The answer came in the form of a conversation I was having with someone as we discussed how sometimes people are not motivated at all by achieving a number goal (for example, raising attendance by 20% by next quarter).
I remembered an article a friend had sent me that talked about how people are motivated by different types of goals. Some people are motivated by performance goals — hit a number, achieve a milestone. Others are motivated by learning goals — they are more interested in learning how to do something, and in the meantime, they hit the performance goals, but that’s not what motivates them. (I will read more about this and blog in the future.)
Anyway, the end result was that I realized that this system was not working for me because it was not tapping into any of my natural motivations. Reading a certain number of pages a day doesn’t inspire me as numbers are not big for me.

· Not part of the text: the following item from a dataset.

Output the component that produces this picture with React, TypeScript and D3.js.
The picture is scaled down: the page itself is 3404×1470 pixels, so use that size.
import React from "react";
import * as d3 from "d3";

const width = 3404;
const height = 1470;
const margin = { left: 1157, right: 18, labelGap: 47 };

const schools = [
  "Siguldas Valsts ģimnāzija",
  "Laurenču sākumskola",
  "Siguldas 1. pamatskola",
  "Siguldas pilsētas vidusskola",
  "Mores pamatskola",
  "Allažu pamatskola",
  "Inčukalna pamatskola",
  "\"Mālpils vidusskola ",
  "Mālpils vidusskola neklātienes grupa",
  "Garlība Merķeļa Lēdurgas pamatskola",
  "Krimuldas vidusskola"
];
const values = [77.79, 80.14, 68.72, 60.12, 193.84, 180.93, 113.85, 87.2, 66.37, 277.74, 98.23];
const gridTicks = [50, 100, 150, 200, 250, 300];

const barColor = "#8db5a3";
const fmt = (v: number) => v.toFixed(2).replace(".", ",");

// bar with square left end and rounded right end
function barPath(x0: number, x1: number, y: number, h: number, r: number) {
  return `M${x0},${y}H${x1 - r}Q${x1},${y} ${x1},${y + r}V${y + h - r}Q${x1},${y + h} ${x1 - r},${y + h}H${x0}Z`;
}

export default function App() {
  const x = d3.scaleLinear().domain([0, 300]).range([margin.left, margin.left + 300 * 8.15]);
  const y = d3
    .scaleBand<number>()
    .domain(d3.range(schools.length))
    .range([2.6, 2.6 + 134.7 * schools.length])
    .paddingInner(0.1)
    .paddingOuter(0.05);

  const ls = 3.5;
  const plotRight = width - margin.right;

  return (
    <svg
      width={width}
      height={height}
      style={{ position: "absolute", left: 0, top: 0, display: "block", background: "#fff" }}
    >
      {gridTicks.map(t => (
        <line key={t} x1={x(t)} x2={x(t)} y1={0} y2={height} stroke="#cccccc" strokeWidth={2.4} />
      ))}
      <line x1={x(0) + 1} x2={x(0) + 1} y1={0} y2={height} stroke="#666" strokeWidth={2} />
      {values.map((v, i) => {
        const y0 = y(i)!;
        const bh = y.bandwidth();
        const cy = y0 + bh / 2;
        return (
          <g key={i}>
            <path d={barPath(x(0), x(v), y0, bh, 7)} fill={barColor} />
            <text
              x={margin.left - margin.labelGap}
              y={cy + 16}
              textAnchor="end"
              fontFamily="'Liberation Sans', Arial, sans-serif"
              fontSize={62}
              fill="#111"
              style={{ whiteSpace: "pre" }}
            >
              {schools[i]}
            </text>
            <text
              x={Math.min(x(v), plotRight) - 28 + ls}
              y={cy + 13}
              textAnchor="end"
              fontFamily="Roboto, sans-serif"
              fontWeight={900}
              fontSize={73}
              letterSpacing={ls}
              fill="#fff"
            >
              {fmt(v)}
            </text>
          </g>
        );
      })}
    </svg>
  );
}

So as I thought, I realized that I needed to think about what motivated and got me moving. And as a result, I came to some conclusions.
- I am a visual person. “Read to page 330” is not at all helpful. I need a sticky note to stick out so I can see how thick the pages are until I get to page 330.

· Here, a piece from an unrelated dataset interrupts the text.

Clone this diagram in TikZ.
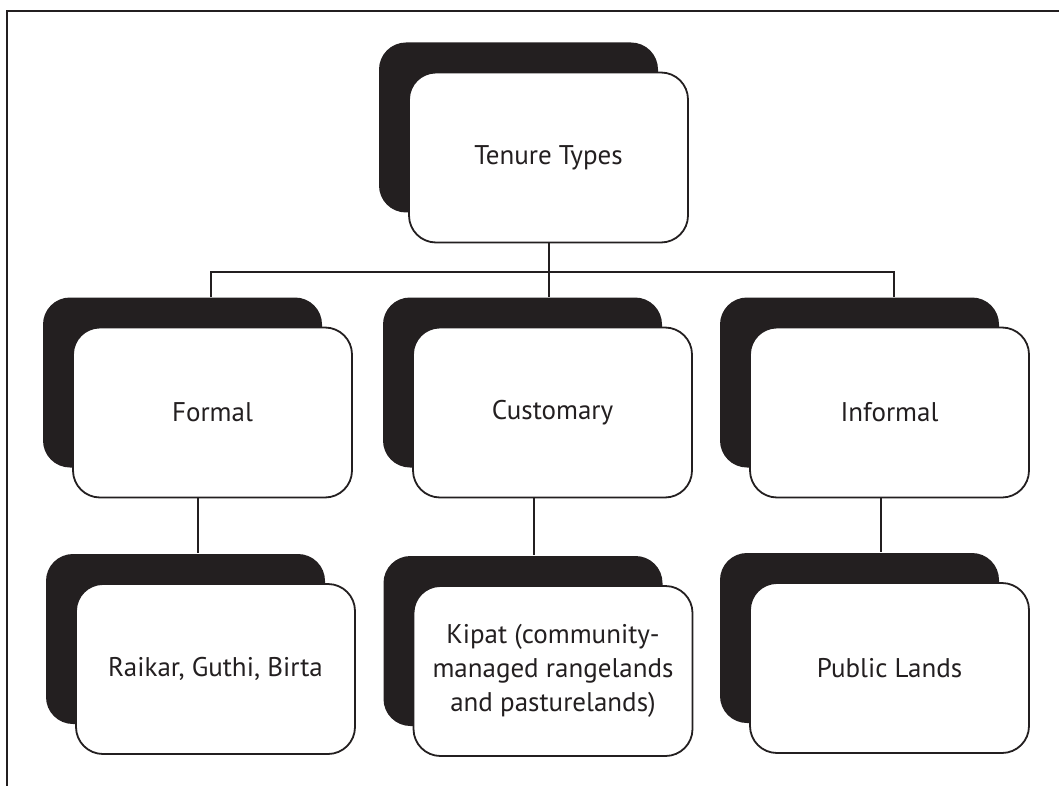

- I like color. I can’t just use a regular sticky note. It’s gotta be something that’s got color to it. (I found some colorful sticky notes a company had sent me for free.)
- I like to stretch and challenge my abilities. I am also somewhat ADD. I found that as I wrote a short note about one paragraph, if I read ahead to the second paragraph, I actually understood the second paragraph better because I was doing two things at the same time. (I am not sure exactly how this works, but I think it is because my mind goes too fast so that when I read I start to space out. Having one part of my mind write forces the other part of my mind to concentrate on what I am reading.) It was a challenge trying to write and read something else at the same time!
- I like short term wins. Waiting until 100 pages to mark “done” on my chart is not rewarding enough. I need to chart progress. Every time I took a break, I wrote down what page I was on so I could get the thrill of seeing the numbers go up. (I confess, I really did feel thrilled when each number was bigger than the last one!)
- I need a physical way of pacing myself. As I read the page, I would run my finger down the side of the page. The challenge was to keep my finger at a steady pace instead of stopping.
- I am somewhat of a wiggler. If I bounced my legs up and down while reading, it helped me focus better and not feel so restless.
It worked! In one day I read all the readings for that day, the next day, and part of the next!
Here’s a picture of the sticky note coming out of the book. Nothing fancy, but a little sticky note does wonders!
I finished tonight…two days ahead of schedule! And all the quizzes were passed… the last 2 on the first try!
This was a great lesson, one that I can apply any time I feel like procrastinating or feel a lack of motivation. What inspires, drives, and motivates me? Tap into those items and it will make the task go much faster!